Thursday, January 14, 2010

Obamacare Could Rest On One Vote In The Senate

Rasmussen Reports on health care reform:

40% of voters nationwide favor the health care reform plan proposed by President Obama and congressional Democrats. Fifty-five percent (55%) are opposed. As has been the case throughout the debate, those who feel strongly about the issue are more likely to be opposed. Just 19% of voters Strongly Favor the plan while 45% are Strongly Opposed.
Via Ben Smith at Politico:

Organizing for America is blasting this video out to its Massachusetts list, recorded by the president on Martha Coakley's behalf.

Obama frames it with a recognition of the incredibly high national stakes: "It's clear now that the outcome of these and other fights will probably rest on one vote in the U.S. Senate," he said, referring to battles over health care, financial reform, and climate change. "That's why what happens Tuesday in Massachusetts is so important."

Coakley, he says, will be "your voice and my ally." Brown, who goes unnamed, is backed by "opponents of change."

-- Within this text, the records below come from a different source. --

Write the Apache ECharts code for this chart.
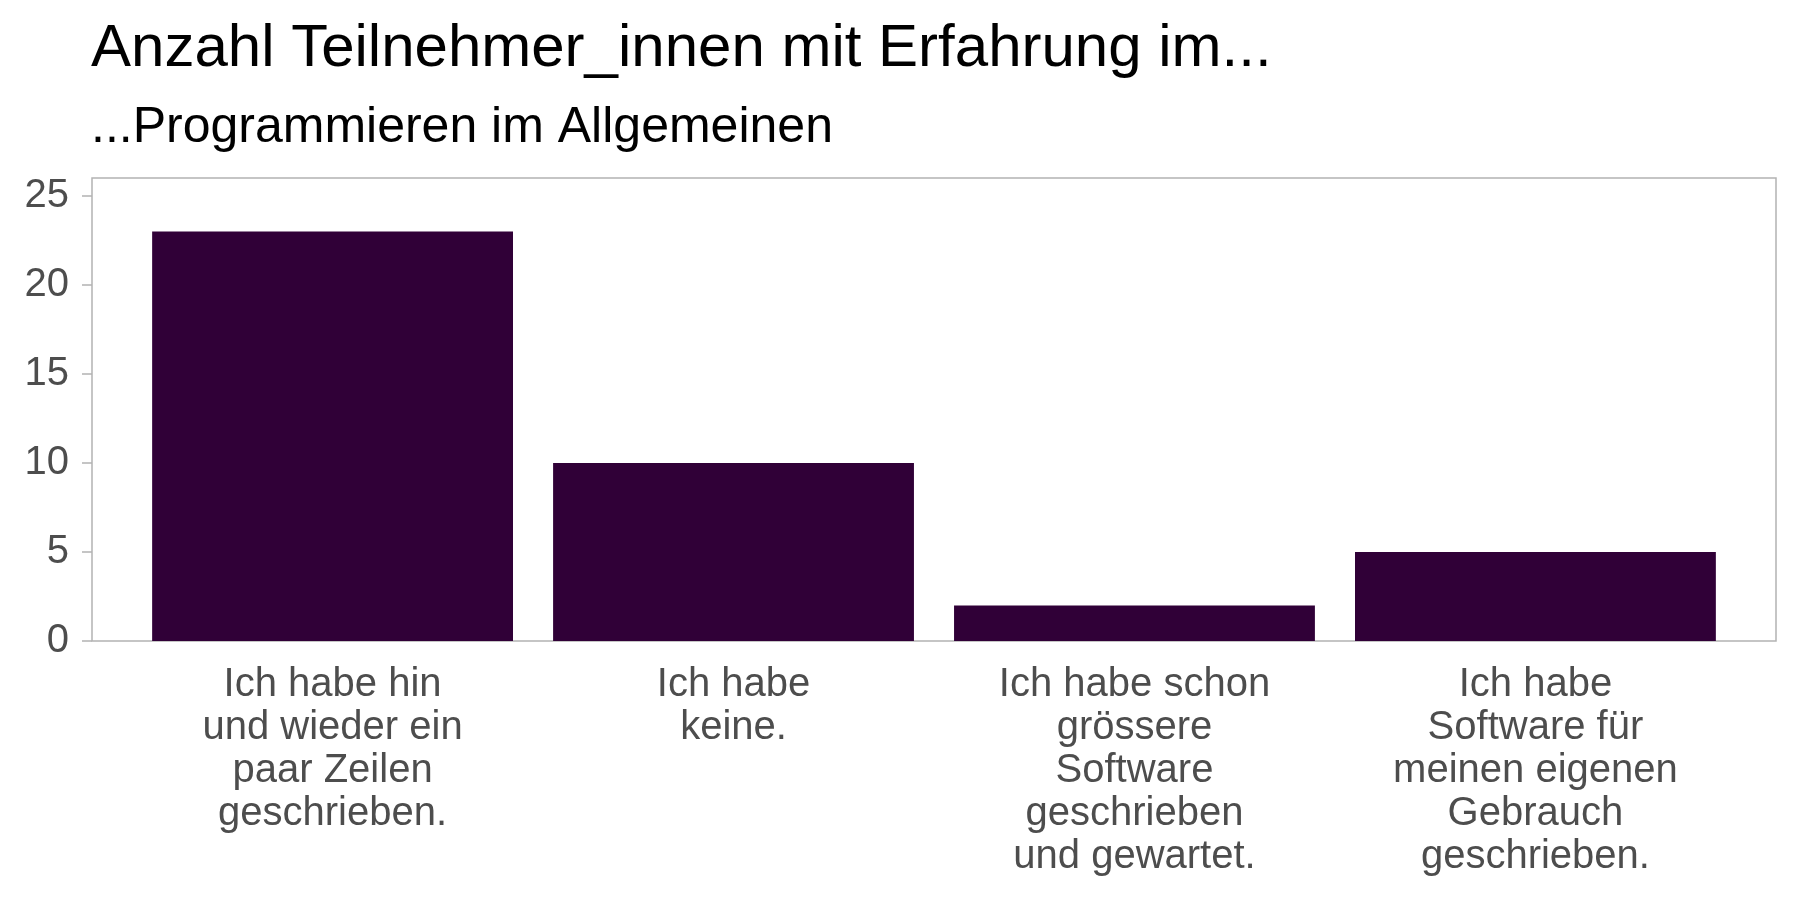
<!DOCTYPE html>
<html>
<head>
<meta charset="utf-8">
<script src="https://cdn.jsdelivr.net/npm/echarts@6/dist/echarts.min.js"></script>
<style>
  html, body { margin: 0; padding: 0; background: #fff; }
  #main { width: 1800px; height: 900px; }
</style>
</head>
<body>
<div id="main"></div>
<script>
// Kategorien (x-Achse) und Anzahl Teilnehmer_innen
const categories = [
  'Ich habe hin\nund wieder ein\npaar Zeilen\ngeschrieben.',
  'Ich habe\nkeine.',
  'Ich habe schon\ngrössere\nSoftware\ngeschrieben\nund gewartet.',
  'Ich habe\nSoftware für\nmeinen eigenen\nGebrauch\ngeschrieben.'
];
const counts = [23, 10, 2, 5];
const yTicks = [0, 5, 10, 15, 20, 25];
const xTicks = [0, 1, 2, 3];

const chart = echarts.init(document.getElementById('main'));
const font = '"Liberation Sans", Arial, sans-serif';

const option = {
  backgroundColor: '#ffffff',
  animation: false,
  title: [
    {
      text: 'Anzahl Teilnehmer_innen mit Erfahrung im...',
      left: 91, top: 19, padding: 0,
      textStyle: { fontFamily: font, fontSize: 60, fontWeight: 'normal', color: '#000000' }
    },
    {
      text: '...Programmieren im Allgemeinen',
      left: 91, top: 103, padding: 0,
      textStyle: { fontFamily: font, fontSize: 50, fontWeight: 'normal', color: '#000000' }
    }
  ],
  grid: {
    left: 92, right: 24, top: 178, bottom: 259,
    show: true, borderColor: '#b3b3b3', borderWidth: 1.5,
    backgroundColor: 'transparent'
  },
  xAxis: {
    type: 'value',
    min: -0.6, max: 3.6,
    splitLine: { show: false },
    axisLine: { show: false, onZero: false },
    axisTick: { show: false },
    axisLabel: {
      customValues: xTicks,
      margin: 22,
      fontFamily: font, fontSize: 40, lineHeight: 43, color: '#4d4d4d',
      align: 'center', verticalAlign: 'top',
      formatter: v => categories[Math.round(v)] || ''
    }
  },
  yAxis: {
    type: 'value',
    min: 0, max: 26,
    splitLine: { show: false },
    axisLine: { show: false, onZero: false },
    axisTick: { show: true, customValues: yTicks, length: 10, lineStyle: { color: '#b3b3b3', width: 1.5 } },
    axisLabel: {
      customValues: yTicks,
      margin: 23,
      padding: [7, 0, 0, 0],
      fontFamily: font, fontSize: 40, color: '#4d4d4d'
    }
  },
  series: [{
    type: 'bar',
    barWidth: '90%',
    itemStyle: { color: '#300037' },
    data: counts.map((v, i) => [i, v])
  }]
};

chart.setOption(option);
</script>
</body>
</html>
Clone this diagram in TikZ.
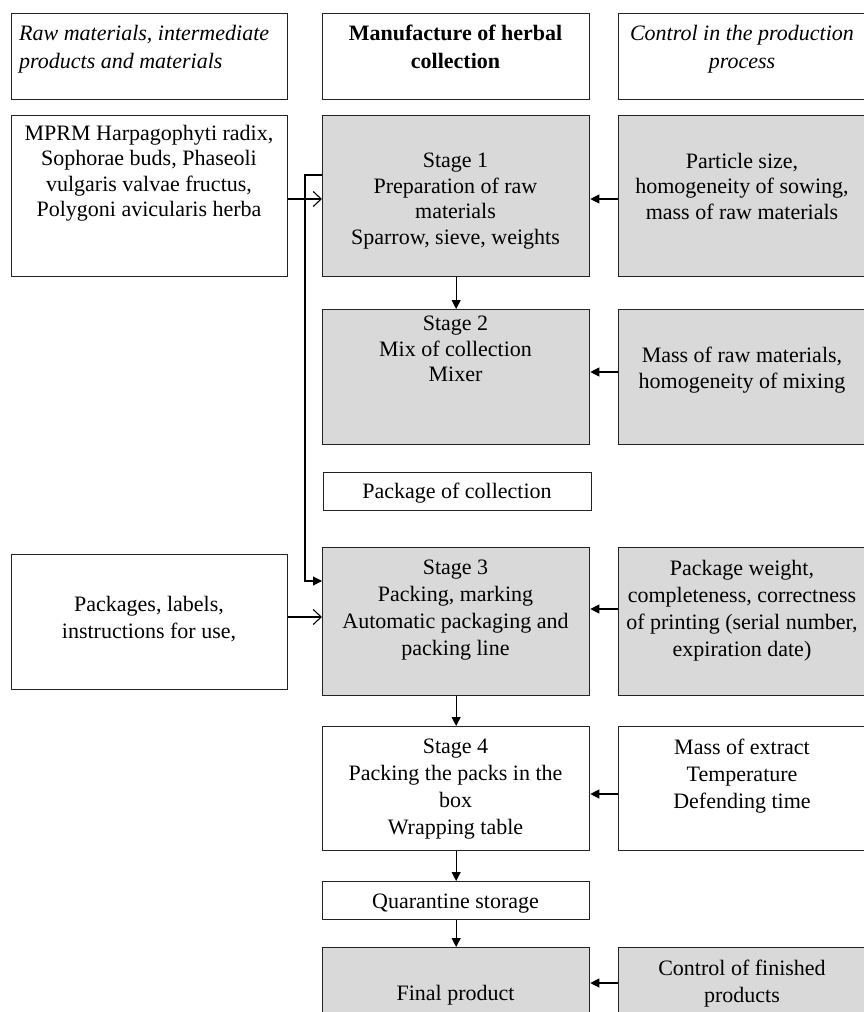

It's worth pausing to consider how enormously high, in political and substantive terms, the stakes really are. If Brown wins, there's a strong chance that health care legislation collapses, leaving the status quo in place in that industry and rendering the central initiative of Obama's first year an unambiguous failure. Coakley's victory will still, at this point, be a kind of a warning shot, but would ensure passage of a bill on which Obama has staked a lot.